/---
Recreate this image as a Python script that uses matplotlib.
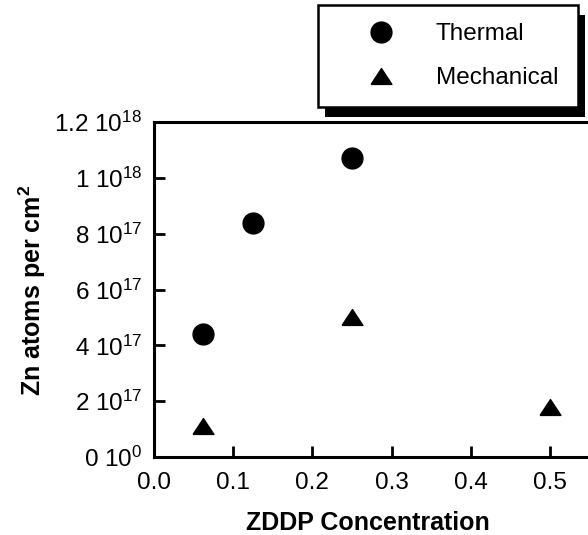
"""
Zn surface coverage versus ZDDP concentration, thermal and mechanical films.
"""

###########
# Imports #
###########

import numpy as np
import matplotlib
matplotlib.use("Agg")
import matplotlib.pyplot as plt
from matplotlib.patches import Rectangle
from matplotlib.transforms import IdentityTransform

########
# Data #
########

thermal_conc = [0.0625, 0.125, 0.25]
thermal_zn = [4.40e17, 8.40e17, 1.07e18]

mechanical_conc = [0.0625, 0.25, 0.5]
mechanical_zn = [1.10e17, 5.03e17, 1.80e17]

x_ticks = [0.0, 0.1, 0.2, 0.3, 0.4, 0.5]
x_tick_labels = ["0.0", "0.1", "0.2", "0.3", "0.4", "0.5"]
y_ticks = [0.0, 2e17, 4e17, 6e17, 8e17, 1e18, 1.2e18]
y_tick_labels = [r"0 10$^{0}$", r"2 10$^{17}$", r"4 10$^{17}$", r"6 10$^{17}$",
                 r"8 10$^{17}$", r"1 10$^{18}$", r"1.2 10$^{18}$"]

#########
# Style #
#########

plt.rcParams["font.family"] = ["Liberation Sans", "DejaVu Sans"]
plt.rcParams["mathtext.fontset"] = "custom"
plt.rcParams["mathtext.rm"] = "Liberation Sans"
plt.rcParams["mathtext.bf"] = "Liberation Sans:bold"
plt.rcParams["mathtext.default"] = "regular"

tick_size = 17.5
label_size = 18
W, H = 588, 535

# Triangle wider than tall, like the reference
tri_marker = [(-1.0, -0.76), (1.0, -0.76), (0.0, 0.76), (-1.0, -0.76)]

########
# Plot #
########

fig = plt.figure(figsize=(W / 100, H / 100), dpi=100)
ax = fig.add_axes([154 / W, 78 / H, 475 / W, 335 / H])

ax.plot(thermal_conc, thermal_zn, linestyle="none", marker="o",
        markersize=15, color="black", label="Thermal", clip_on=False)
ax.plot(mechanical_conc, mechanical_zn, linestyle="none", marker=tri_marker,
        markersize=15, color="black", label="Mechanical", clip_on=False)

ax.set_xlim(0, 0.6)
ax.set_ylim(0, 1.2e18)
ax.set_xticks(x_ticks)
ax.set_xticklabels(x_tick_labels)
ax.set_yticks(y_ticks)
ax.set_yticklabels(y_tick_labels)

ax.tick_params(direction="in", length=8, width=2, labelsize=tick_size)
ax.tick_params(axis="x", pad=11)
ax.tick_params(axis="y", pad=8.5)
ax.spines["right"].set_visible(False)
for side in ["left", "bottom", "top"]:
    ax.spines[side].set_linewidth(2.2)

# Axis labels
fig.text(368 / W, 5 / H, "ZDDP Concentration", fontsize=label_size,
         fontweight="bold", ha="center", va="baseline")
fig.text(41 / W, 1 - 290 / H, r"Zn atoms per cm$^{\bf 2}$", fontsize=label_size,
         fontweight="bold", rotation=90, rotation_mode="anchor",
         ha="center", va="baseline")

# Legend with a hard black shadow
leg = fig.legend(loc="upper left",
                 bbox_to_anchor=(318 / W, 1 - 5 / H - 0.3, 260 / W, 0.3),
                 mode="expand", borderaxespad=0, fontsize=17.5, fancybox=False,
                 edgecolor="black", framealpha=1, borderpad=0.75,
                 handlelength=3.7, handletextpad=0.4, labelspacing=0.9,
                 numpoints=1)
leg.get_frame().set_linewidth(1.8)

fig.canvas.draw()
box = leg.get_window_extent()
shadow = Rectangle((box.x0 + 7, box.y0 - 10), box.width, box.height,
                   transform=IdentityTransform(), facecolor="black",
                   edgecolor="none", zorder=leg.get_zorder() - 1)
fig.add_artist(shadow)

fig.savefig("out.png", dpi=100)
\---
/---
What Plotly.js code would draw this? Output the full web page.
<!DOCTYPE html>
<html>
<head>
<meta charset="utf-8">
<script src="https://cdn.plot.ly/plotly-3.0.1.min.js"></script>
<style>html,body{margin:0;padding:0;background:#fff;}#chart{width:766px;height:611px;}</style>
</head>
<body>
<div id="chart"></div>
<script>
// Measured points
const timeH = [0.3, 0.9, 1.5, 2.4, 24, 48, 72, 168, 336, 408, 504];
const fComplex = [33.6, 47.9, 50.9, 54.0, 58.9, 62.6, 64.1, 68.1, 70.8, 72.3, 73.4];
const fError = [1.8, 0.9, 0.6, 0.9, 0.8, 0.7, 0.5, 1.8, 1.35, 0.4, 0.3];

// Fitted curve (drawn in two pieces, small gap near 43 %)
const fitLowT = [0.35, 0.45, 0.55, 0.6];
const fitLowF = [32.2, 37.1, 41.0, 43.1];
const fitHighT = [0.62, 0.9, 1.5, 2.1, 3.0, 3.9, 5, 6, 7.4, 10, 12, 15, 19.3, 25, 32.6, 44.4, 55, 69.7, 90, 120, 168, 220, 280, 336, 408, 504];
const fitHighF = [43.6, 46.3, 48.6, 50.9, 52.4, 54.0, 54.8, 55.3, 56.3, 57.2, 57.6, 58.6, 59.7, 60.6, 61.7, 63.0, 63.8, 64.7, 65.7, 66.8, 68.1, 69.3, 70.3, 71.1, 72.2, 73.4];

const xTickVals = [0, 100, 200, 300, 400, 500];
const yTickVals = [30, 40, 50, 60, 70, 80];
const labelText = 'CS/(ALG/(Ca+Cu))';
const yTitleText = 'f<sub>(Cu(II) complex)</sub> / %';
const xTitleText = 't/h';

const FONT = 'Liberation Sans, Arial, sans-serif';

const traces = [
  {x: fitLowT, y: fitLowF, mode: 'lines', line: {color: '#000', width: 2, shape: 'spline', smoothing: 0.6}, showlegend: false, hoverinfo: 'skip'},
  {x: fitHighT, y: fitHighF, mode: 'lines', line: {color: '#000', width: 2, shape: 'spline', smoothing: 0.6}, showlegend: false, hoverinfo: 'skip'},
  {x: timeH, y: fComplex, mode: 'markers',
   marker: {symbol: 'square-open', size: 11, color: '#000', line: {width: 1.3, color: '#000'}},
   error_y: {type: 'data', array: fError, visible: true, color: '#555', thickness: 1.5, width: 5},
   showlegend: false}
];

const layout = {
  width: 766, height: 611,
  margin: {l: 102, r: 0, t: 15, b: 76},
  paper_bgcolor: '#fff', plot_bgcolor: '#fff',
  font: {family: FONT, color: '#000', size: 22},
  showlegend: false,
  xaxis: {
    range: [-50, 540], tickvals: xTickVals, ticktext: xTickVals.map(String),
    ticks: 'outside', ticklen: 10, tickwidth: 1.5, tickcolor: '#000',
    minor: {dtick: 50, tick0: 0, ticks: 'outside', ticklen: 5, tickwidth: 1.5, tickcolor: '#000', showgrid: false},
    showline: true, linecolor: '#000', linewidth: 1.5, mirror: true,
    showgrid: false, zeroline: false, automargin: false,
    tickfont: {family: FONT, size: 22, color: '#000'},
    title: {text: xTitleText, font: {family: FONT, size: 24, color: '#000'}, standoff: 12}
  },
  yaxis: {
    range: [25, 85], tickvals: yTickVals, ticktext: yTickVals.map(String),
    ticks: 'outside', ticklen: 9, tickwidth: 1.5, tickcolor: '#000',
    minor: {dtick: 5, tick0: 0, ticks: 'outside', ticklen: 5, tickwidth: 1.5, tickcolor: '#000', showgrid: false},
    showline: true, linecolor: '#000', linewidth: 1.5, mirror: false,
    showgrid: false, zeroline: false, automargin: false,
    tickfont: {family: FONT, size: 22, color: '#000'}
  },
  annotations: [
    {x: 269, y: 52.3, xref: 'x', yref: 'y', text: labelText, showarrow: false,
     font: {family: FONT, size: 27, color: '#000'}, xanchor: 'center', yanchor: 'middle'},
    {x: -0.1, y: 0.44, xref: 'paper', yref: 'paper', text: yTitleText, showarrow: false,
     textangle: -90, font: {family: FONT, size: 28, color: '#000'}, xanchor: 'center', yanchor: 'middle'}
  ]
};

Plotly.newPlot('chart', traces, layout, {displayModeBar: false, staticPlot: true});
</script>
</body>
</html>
\---
- SHORT TASK
The material above holds pictures; leave them out. Repeat exactly the lines from the one containing "Recreate this image" through the one containing "mechanical_zn = [1.10e17, 5.03e17, 1.80e17]", and nothing else.

- WORKED ANSWER
Recreate this image as a Python script that uses matplotlib.
"""
Zn surface coverage versus ZDDP concentration, thermal and mechanical films.
"""

###########
# Imports #
###########

import numpy as np
import matplotlib
matplotlib.use("Agg")
import matplotlib.pyplot as plt
from matplotlib.patches import Rectangle
from matplotlib.transforms import IdentityTransform

########
# Data #
########

thermal_conc = [0.0625, 0.125, 0.25]
thermal_zn = [4.40e17, 8.40e17, 1.07e18]

mechanical_conc = [0.0625, 0.25, 0.5]
mechanical_zn = [1.10e17, 5.03e17, 1.80e17]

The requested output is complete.